Bird Brain? Why, That’s a Compliment

Who are the smartest animals you interact with on a daily basis? If you’re tempted to say dogs or cats, look out the window and say hello to the crows watching you from the deck railing. Corvids—the family of birds that includes ravens, crows, and jays—are generally considered to be the brainiacs of the bird world, and a new study reveals that, like humans and great apes, ravens can plan ahead. They’re probably planning something as you read this.

Cognitive zoologist Mathias Osvath and his team at Lund University in Sweden trained ravens to drop a rock into a puzzle box in order to get a treat. That’s tool use. They then upped the ante by presenting the ravens with a series of challenges to see if the birds could pick the rock from among a group of small objects (yep, they could), barter with humans in order to get a reward (they did—exchanging a bottle cap for some tasty dog kibble), and forgo an immediately available treat in order to get a better one later (yes, again). The birds aced every test, demonstrating self-control, advanced reasoning, and planning in the process.

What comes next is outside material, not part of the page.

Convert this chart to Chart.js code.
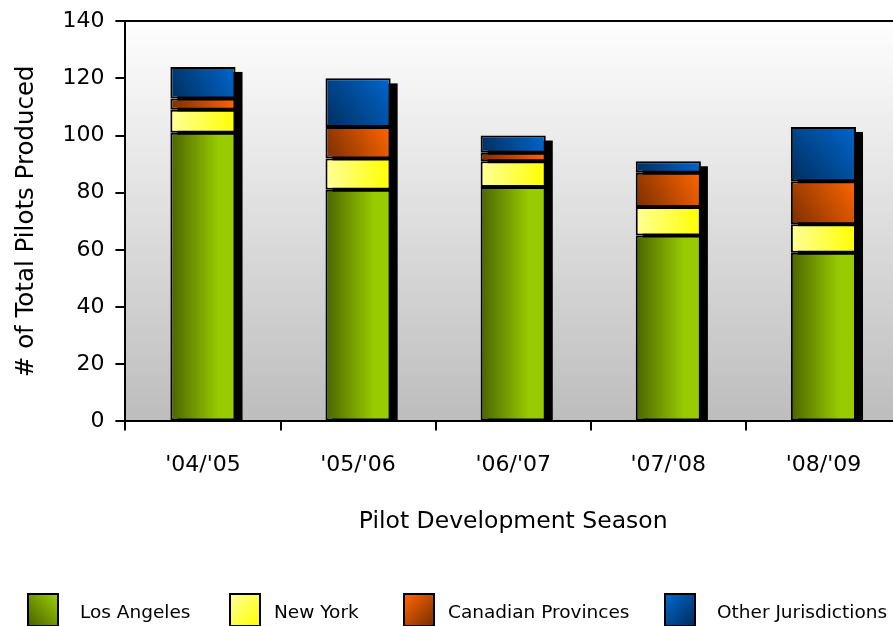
<!DOCTYPE html>
<html>
<head>
<meta charset="utf-8">
<script src="https://cdn.jsdelivr.net/npm/chart.js@4.4.0/dist/chart.umd.min.js"></script>
<style>
  html, body { margin: 0; padding: 0; background: #fff; overflow: hidden; }
  #wrap { position: relative; width: 910px; height: 626px; overflow: hidden; }
  #pilots { position: absolute; left: 0; top: -3px; }
  #legend { position: absolute; left: 0; top: 593px; width: 893px; height: 33px; font-family: "DejaVu Sans", sans-serif; font-size: 18.5px; color: #000; }
  .box { position: absolute; top: 0; width: 28px; height: 30px; border: 2px solid #000; }
  .lbl { position: absolute; top: 8px; white-space: nowrap; }
</style>
</head>
<body>
<div id="wrap">
  <canvas id="pilots" width="910" height="629"></canvas>
  <div id="legend"></div>
</div>
<script>
var seasons = ["'04/'05", "'05/'06", "'06/'07", "'07/'08", "'08/'09"];
var losAngeles = [101, 81, 82, 65, 59];
var newYork = [8, 11, 9, 10, 10];
var canadian = [4, 11, 3, 12, 15];
var otherJur = [11, 17, 6, 4, 19];
var yTicks = [0, 20, 40, 60, 80, 100, 120, 140];

var seriesNames = ["Los Angeles", "New York", "Canadian Provinces", "Other Jurisdictions"];
var seriesData = [losAngeles, newYork, canadian, otherJur];
// dark, light, diagonal gradient?
var seriesColors = [
  ["#4a6400", "#99cc00", false],
  ["#ffff99", "#ffff00", false],
  ["#7a2e00", "#ff6600", true],
  ["#002e5e", "#0066cc", true]
];
var barPct = 0.42;
var fontFam = "DejaVu Sans";

function barFill(si) {
  return function (ctx) {
    var chart = ctx.chart;
    var c = seriesColors[si];
    if (!chart.chartArea || !chart.scales.x) return c[1];
    var xs = chart.scales.x, ys = chart.scales.y;
    var cx = xs.getPixelForValue(ctx.dataIndex);
    var hw = (xs.width / seasons.length) * barPct / 2;
    var start = 0;
    for (var k = 0; k < si; k++) start += seriesData[k][ctx.dataIndex];
    var end = start + seriesData[si][ctx.dataIndex];
    var yb = ys.getPixelForValue(start), yt = ys.getPixelForValue(end);
    var g;
    if (c[2]) {
      g = chart.ctx.createLinearGradient(cx - hw, yb, cx + hw, yt);
    } else {
      g = chart.ctx.createLinearGradient(cx - hw, 0, cx + hw, 0);
    }
    g.addColorStop(0, c[0]);
    g.addColorStop(si === 0 ? 0.75 : 1, c[1]);
    g.addColorStop(1, c[1]);
    return g;
  };
}

var bgPlugin = {
  id: "plotBg",
  beforeDraw: function (chart) {
    var a = chart.chartArea, ctx = chart.ctx;
    var g = ctx.createLinearGradient(0, a.top, 0, a.bottom);
    g.addColorStop(0, "#fefefe");
    g.addColorStop(1, "#bdbdbd");
    ctx.save();
    ctx.fillStyle = g;
    ctx.fillRect(a.left, a.top, a.right - a.left, a.bottom - a.top);
    ctx.restore();
  }
};

var shadowPlugin = {
  id: "barShadow",
  beforeDatasetsDraw: function (chart) {
    var ctx = chart.ctx, a = chart.chartArea;
    var first = chart.getDatasetMeta(0), last = chart.getDatasetMeta(seriesData.length - 1);
    ctx.save();
    ctx.beginPath();
    ctx.rect(a.left, a.top, a.right - a.left, a.bottom - a.top);
    ctx.clip();
    ctx.fillStyle = "#000";
    for (var i = 0; i < seasons.length; i++) {
      var top = last.data[i], bot = first.data[i];
      ctx.fillRect(top.x - top.width / 2 + 7, top.y + 5, top.width, bot.base - top.y);
    }
    ctx.restore();
  }
};

var datasets = seriesNames.map(function (name, si) {
  return {
    label: name,
    data: seriesData[si],
    backgroundColor: barFill(si),
    borderColor: "#000",
    borderWidth: 2,
    borderSkipped: false,
    categoryPercentage: 1,
    barPercentage: barPct
  };
});

new Chart(document.getElementById("pilots"), {
  type: "bar",
  data: { labels: seasons, datasets: datasets },
  plugins: [bgPlugin, shadowPlugin],
  options: {
    responsive: false,
    animation: false,
    layout: { padding: { top: 6, right: 9, left: 12, bottom: 90 } },
    plugins: { legend: { display: false }, tooltip: { enabled: false } },
    scales: {
      x: {
        stacked: true,
        offset: true,
        grid: { offset: true, drawOnChartArea: false, color: "#000", tickColor: "#000", tickLength: 9, lineWidth: 2 },
        border: { color: "#000", width: 2 },
        ticks: { color: "#000", font: { family: fontFam, size: 22 }, padding: 22, maxRotation: 0 },
        title: { display: true, text: "Pilot Development Season", color: "#000", font: { family: fontFam, size: 23.5 }, padding: { top: 7, bottom: 0 } }
      },
      y: {
        stacked: true,
        min: 0,
        max: 140,
        afterBuildTicks: function (axis) {
          axis.ticks = yTicks.map(function (v) { return { value: v }; });
        },
        grid: {
          color: function (c) { return c.tick && c.tick.value === 140 ? "#000" : "rgba(0,0,0,0)"; },
          tickColor: "#000",
          tickLength: 10,
          lineWidth: 2
        },
        border: { color: "#000", width: 2 },
        ticks: { color: "#000", font: { family: fontFam, size: 22 }, padding: 11 },
        title: { display: true, text: "# of Total Pilots Produced", color: "#000", font: { family: fontFam, size: 24.5 }, padding: { top: 0, bottom: 10 } }
      }
    }
  }
});

// legend boxes drawn with the same gradient look
var legendPos = [[27, 80], [229, 274], [403, 448], [664, 717]];
var legendCss = [
  "linear-gradient(to bottom left, #99cc00, #4a6400)",
  "linear-gradient(to bottom right, #ffff99, #ffff00)",
  "linear-gradient(to bottom right, #ff6600, #7a2e00)",
  "linear-gradient(to bottom right, #0066cc, #002e5e)"
];
var leg = document.getElementById("legend");
seriesNames.forEach(function (name, si) {
  var box = document.createElement("div");
  box.className = "box";
  box.style.left = legendPos[si][0] + "px";
  box.style.background = legendCss[si];
  var lbl = document.createElement("div");
  lbl.className = "lbl";
  lbl.style.left = legendPos[si][1] + "px";
  lbl.textContent = name;
  leg.appendChild(box);
  leg.appendChild(lbl);
});
</script>
</body>
</html>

The study’s co-author, Can Kabadayi, told Motherboard that one raven even hacked the experiment. Not satisfied with simply dropping a rock into a tube in order to release a treat, the feathered prodigy got busy with some sticks. This bird constructed a layer of twigs inside the puzzle box tube and then pushed the twigs down using another stick—forcing the tube open. The researchers took the crafty corvid out of the study so that the other birds wouldn’t learn the trick.

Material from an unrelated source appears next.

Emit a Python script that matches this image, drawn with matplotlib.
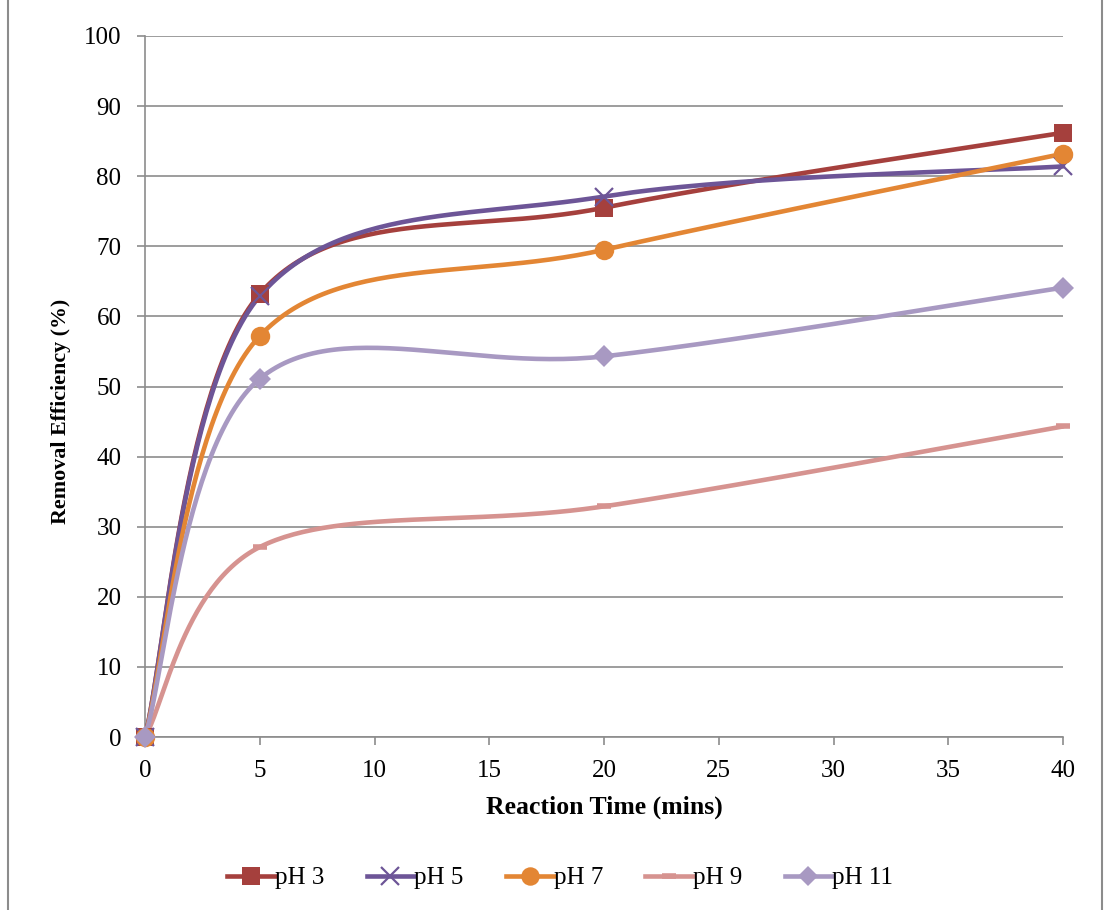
import numpy as np
import matplotlib
matplotlib.use("Agg")
import matplotlib.pyplot as plt
from matplotlib.lines import Line2D

# ---- data ----
time_min = [0, 5, 20, 40]
series_names = ["pH 3", "pH 5", "pH 7", "pH 9", "pH 11"]
ph3 = [0.0, 63.2, 75.5, 86.2]
ph5 = [0.0, 62.9, 77.1, 81.4]
ph7 = [0.0, 57.2, 69.5, 83.2]
ph9 = [0.0, 27.1, 32.9, 44.3]
ph11 = [0.0, 51.1, 54.3, 64.1]
x_ticks = [0, 5, 10, 15, 20, 25, 30, 35, 40]
y_ticks = [0, 10, 20, 30, 40, 50, 60, 70, 80, 90, 100]

colors = ["#A5403D", "#6D5597", "#E38634", "#D69390", "#A899C2"]
markers = ["s", "x", "o", "_", "D"]
msizes = [13, 13, 14, 10, 11]

plt.rcParams["font.family"] = ["Liberation Serif", "DejaVu Serif"]


def smooth(xs, ys, n=60):
    """Excel-like smoothed line (Catmull-Rom Bezier)."""
    P = np.column_stack([xs, ys]).astype(float)
    out = []
    m = len(P)
    for i in range(m - 1):
        p0 = P[i - 1] if i > 0 else P[i]
        p1 = P[i]
        p2 = P[i + 1]
        p3 = P[i + 2] if i + 2 < m else P[i + 1]
        c1 = p1 + (p2 - p0) / 6.0
        c2 = p2 - (p3 - p1) / 6.0
        t = np.linspace(0, 1, n)[:, None]
        b = ((1 - t) ** 3) * p1 + 3 * ((1 - t) ** 2) * t * c1 + 3 * (1 - t) * t ** 2 * c2 + t ** 3 * p2
        out.append(b if i == 0 else b[1:])
    arr = np.vstack(out)
    return arr[:, 0], arr[:, 1]


fig = plt.figure(figsize=(11.05, 9.10), dpi=100)
ax = fig.add_axes([145 / 1105, 1 - 737 / 910, (1063 - 145) / 1105, (737 - 36) / 910])

all_series = [ph3, ph5, ph7, ph9, ph11]
handles = []
for k, (name, ys) in enumerate(zip(series_names, all_series)):
    sx, sy = smooth(time_min, ys)
    ax.plot(sx, sy, color=colors[k], lw=3.3, solid_capstyle="round", zorder=3 + k * 0.1, clip_on=False)
    mew = 1.6 if markers[k] == "x" else (4 if markers[k] == "_" else 0)
    ax.plot(time_min, ys, linestyle="none", marker=markers[k], markersize=msizes[k],
            color=colors[k], markeredgecolor=colors[k], markeredgewidth=mew,
            zorder=4 + k * 0.1, clip_on=False)
    handles.append(Line2D([0], [0], color=colors[k], lw=3.3, marker=markers[k],
                          markersize=msizes[k] * 0.95, markeredgewidth=mew,
                          markeredgecolor=colors[k], label=name))

ax.set_xlim(0, 40)
ax.set_ylim(0, 100)
ax.set_xticks(x_ticks)
ax.set_yticks(y_ticks)
ax.set_xticklabels([str(v) for v in x_ticks], fontsize=18)
ax.set_yticklabels([str(v) for v in y_ticks], fontsize=18)
ax.yaxis.grid(True, color="#8C8C8C", lw=1.2)
ax.set_axisbelow(True)
for s in ["top", "right"]:
    ax.spines[s].set_visible(False)
for s in ["left", "bottom"]:
    ax.spines[s].set_color("#8C8C8C")
    ax.spines[s].set_linewidth(1.2)
ax.tick_params(axis="x", direction="out", length=5.5, width=1.2, color="#8C8C8C", pad=11)
ax.tick_params(axis="y", direction="out", length=6, width=1.2, color="#8C8C8C", pad=11)

ax.set_xlabel("Reaction Time (mins)", fontsize=18.5, fontweight="bold", labelpad=10)
ax.set_ylabel("Removal Efficiency (%)", fontsize=15.8, fontweight="bold")
ax.yaxis.set_label_coords(-0.081, 0.465)

fig.legend(handles=handles, loc="center", bbox_to_anchor=(0.507, 1 - 878 / 910), ncol=5,
           frameon=False, fontsize=18, handlelength=1.9, handletextpad=0.0, columnspacing=1.7)

# chart border
fig.add_artist(Line2D([8 / 1105, 8 / 1105], [0, 1], color="#8C8C8C", lw=1.5, transform=fig.transFigure))
fig.add_artist(Line2D([1102 / 1105, 1102 / 1105], [0, 1], color="#8C8C8C", lw=1.5, transform=fig.transFigure))

fig.savefig("out.png", dpi=100)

Jays will re-hide a cache of food if they know they’ve been watched. Crows have different warning calls for different threats (one for a cat and another for a human walking a dog, for example)—and they can distinguish between individuals of the same species, realistically assess the dangers presented by each, and adopt distinct warning calls accordingly.

But corvids are far from the only birds to display avian ingenuity.

Chickens can count, have intricate social lives, and, like ravens, will forgo a treat in order to get a better reward later. Pigeons —who remember human faces and recognize people who are nice to them—stay together for life, and both parents share equally in nesting duty. A 10-year study of pigeon flight patterns conducted at Oxford University found that the birds, whose navigational abilities are legendary, rely more on their knowledge of human transport routes than on their internal magnetic compasses.

How often do we humans fail to recognize the intelligence of the other beings with whom we share this planet? As researcher Osvath puts it, “Yes, we humans are incredibly unique beings, but if that’s all you focus on, you miss the wider question of cognition and its amazing place in nature.… Instead of just focusing on ourselves as humans, we should see ourselves as part of this world. If this study changes even one or two people’s minds about that, I will be happy.”